● **THE PROBLEM**
State how many lines contain the string "this", and write nothing else.

● **RECORDS FOR PROCESSING**
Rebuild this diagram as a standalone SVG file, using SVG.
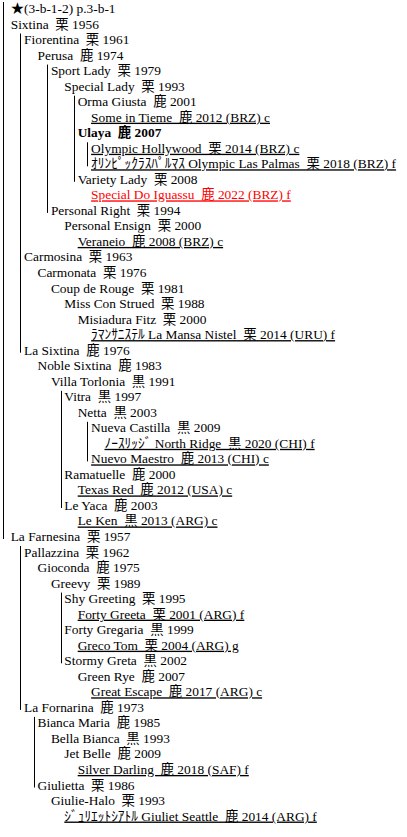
<svg xmlns="http://www.w3.org/2000/svg" width="407" height="837" viewBox="0 0 407 837" xml:space="preserve">
<style>
.t{font-family:"Liberation Serif","Noto Sans CJK JP","DejaVu Sans",serif;font-size:13.4px;fill:#000;white-space:pre}
.u{text-decoration:underline}
.r{fill:#f00}
.b{font-weight:bold}
.c{stroke:#000;stroke-width:1;fill:none}
</style>
<rect x="0" y="0" width="407" height="837" fill="#fff"/>
<g id="connectors">
<line class="c" x1="3.5" y1="2" x2="3.5" y2="539"/>
<line class="c" x1="20.5" y1="33.5" x2="20.5" y2="352.7"/>
<line class="c" x1="47.5" y1="64.6" x2="47.5" y2="212.9"/>
<line class="c" x1="74.5" y1="95.7" x2="74.5" y2="181.8"/>
<line class="c" x1="87.5" y1="142.3" x2="87.5" y2="166.3"/>
<line class="c" x1="61.5" y1="390.8" x2="61.5" y2="508"/>
<line class="c" x1="87.5" y1="421.8" x2="87.5" y2="461.4"/>
<line class="c" x1="20.5" y1="546" x2="20.5" y2="709.9"/>
<line class="c" x1="61.5" y1="592.6" x2="61.5" y2="663.3"/>
<line class="c" x1="34.5" y1="716.9" x2="34.5" y2="787.5"/>
</g>
<g id="n01"><text class="t" x="10.7" y="13">★(3-b-1-2) p.3-b-1</text></g>
<g id="n02"><text class="t" x="10.7" y="28.53">Sixtina  栗 1956</text></g>
<g id="n03"><text class="t" x="24.1" y="44.06">Fiorentina  栗 1961</text></g>
<g id="n04"><text class="t" x="37.5" y="59.59">Perusa  鹿 1974</text></g>
<g id="n05"><text class="t" x="50.9" y="75.12">Sport Lady  栗 1979</text></g>
<g id="n06"><text class="t" x="64.3" y="90.65">Special Lady  栗 1993</text></g>
<g id="n07"><text class="t" x="77.7" y="106.18">Orma Giusta  鹿 2001</text></g>
<g id="n08"><text class="t u" x="91.1" y="121.71">Some in Tieme  鹿 2012 (BRZ) c</text></g>
<g id="n09"><text class="t b" x="77.7" y="137.24">Ulaya  鹿 2007</text></g>
<g id="n10"><text class="t u" x="91.1" y="152.77">Olympic Hollywood  栗 2014 (BRZ) c</text></g>
<g id="n11"><text class="t u" x="91.1" y="168.3">ｵﾘﾝﾋﾟｯｸﾗｽﾊﾟﾙﾏｽ Olympic Las Palmas  栗 2018 (BRZ) f</text></g>
<g id="n12"><text class="t" x="77.7" y="183.83">Variety Lady  栗 2008</text></g>
<g id="n13"><text class="t u r" x="91.1" y="199.36">Special Do Iguassu  鹿 2022 (BRZ) f</text></g>
<g id="n14"><text class="t" x="50.9" y="214.89">Personal Right  栗 1994</text></g>
<g id="n15"><text class="t" x="64.3" y="230.42">Personal Ensign  栗 2000</text></g>
<g id="n16"><text class="t u" x="77.7" y="245.95">Veraneio  鹿 2008 (BRZ) c</text></g>
<g id="n17"><text class="t" x="24.1" y="261.48">Carmosina  栗 1963</text></g>
<g id="n18"><text class="t" x="37.5" y="277.01">Carmonata  栗 1976</text></g>
<g id="n19"><text class="t" x="50.9" y="292.54">Coup de Rouge  栗 1981</text></g>
<g id="n20"><text class="t" x="64.3" y="308.07">Miss Con Strued  栗 1988</text></g>
<g id="n21"><text class="t" x="77.7" y="323.6">Misiadura Fitz  栗 2000</text></g>
<g id="n22"><text class="t u" x="91.1" y="339.13">ﾗﾏﾝｻﾆｽﾃﾙ La Mansa Nistel  栗 2014 (URU) f</text></g>
<g id="n23"><text class="t" x="24.1" y="354.66">La Sixtina  鹿 1976</text></g>
<g id="n24"><text class="t" x="37.5" y="370.19">Noble Sixtina  鹿 1983</text></g>
<g id="n25"><text class="t" x="50.9" y="385.72">Villa Torlonia  黒 1991</text></g>
<g id="n26"><text class="t" x="64.3" y="401.25">Vitra  黒 1997</text></g>
<g id="n27"><text class="t" x="77.7" y="416.78">Netta  黒 2003</text></g>
<g id="n28"><text class="t" x="91.1" y="432.31">Nueva Castilla  黒 2009</text></g>
<g id="n29"><text class="t u" x="104.5" y="447.84">ﾉｰｽﾘｯｼﾞ North Ridge  黒 2020 (CHI) f</text></g>
<g id="n30"><text class="t u" x="91.1" y="463.37">Nuevo Maestro  鹿 2013 (CHI) c</text></g>
<g id="n31"><text class="t" x="64.3" y="478.9">Ramatuelle  鹿 2000</text></g>
<g id="n32"><text class="t u" x="77.7" y="494.43">Texas Red  鹿 2012 (USA) c</text></g>
<g id="n33"><text class="t" x="64.3" y="509.96">Le Yaca  鹿 2003</text></g>
<g id="n34"><text class="t u" x="77.7" y="525.49">Le Ken  黒 2013 (ARG) c</text></g>
<g id="n35"><text class="t" x="10.7" y="541.02">La Farnesina  栗 1957</text></g>
<g id="n36"><text class="t" x="24.1" y="556.55">Pallazzina  栗 1962</text></g>
<g id="n37"><text class="t" x="37.5" y="572.08">Gioconda  鹿 1975</text></g>
<g id="n38"><text class="t" x="50.9" y="587.61">Greevy  栗 1989</text></g>
<g id="n39"><text class="t" x="64.3" y="603.14">Shy Greeting  栗 1995</text></g>
<g id="n40"><text class="t u" x="77.7" y="618.67">Forty Greeta  栗 2001 (ARG) f</text></g>
<g id="n41"><text class="t" x="64.3" y="634.2">Forty Gregaria  黒 1999</text></g>
<g id="n42"><text class="t u" x="77.7" y="649.73">Greco Tom  栗 2004 (ARG) g</text></g>
<g id="n43"><text class="t" x="64.3" y="665.26">Stormy Greta  黒 2002</text></g>
<g id="n44"><text class="t" x="77.7" y="680.79">Green Rye  鹿 2007</text></g>
<g id="n45"><text class="t u" x="91.1" y="696.32">Great Escape  鹿 2017 (ARG) c</text></g>
<g id="n46"><text class="t" x="24.1" y="711.85">La Fornarina  鹿 1973</text></g>
<g id="n47"><text class="t" x="37.5" y="727.38">Bianca Maria  鹿 1985</text></g>
<g id="n48"><text class="t" x="50.9" y="742.91">Bella Bianca  黒 1993</text></g>
<g id="n49"><text class="t" x="64.3" y="758.44">Jet Belle  鹿 2009</text></g>
<g id="n50"><text class="t u" x="77.7" y="773.97">Silver Darling  鹿 2018 (SAF) f</text></g>
<g id="n51"><text class="t" x="37.5" y="789.5">Giulietta  栗 1986</text></g>
<g id="n52"><text class="t" x="50.9" y="805.03">Giulie-Halo  栗 1993</text></g>
<g id="n53"><text class="t u" x="64.3" y="820.56">ｼﾞｭﾘｴｯﾄｼｱﾄﾙ Giuliet Seattle  鹿 2014 (ARG) f</text></g>
</svg>
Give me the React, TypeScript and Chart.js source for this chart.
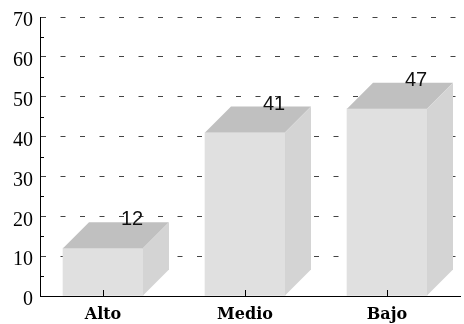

● **EXERCISE OUTPUT**
2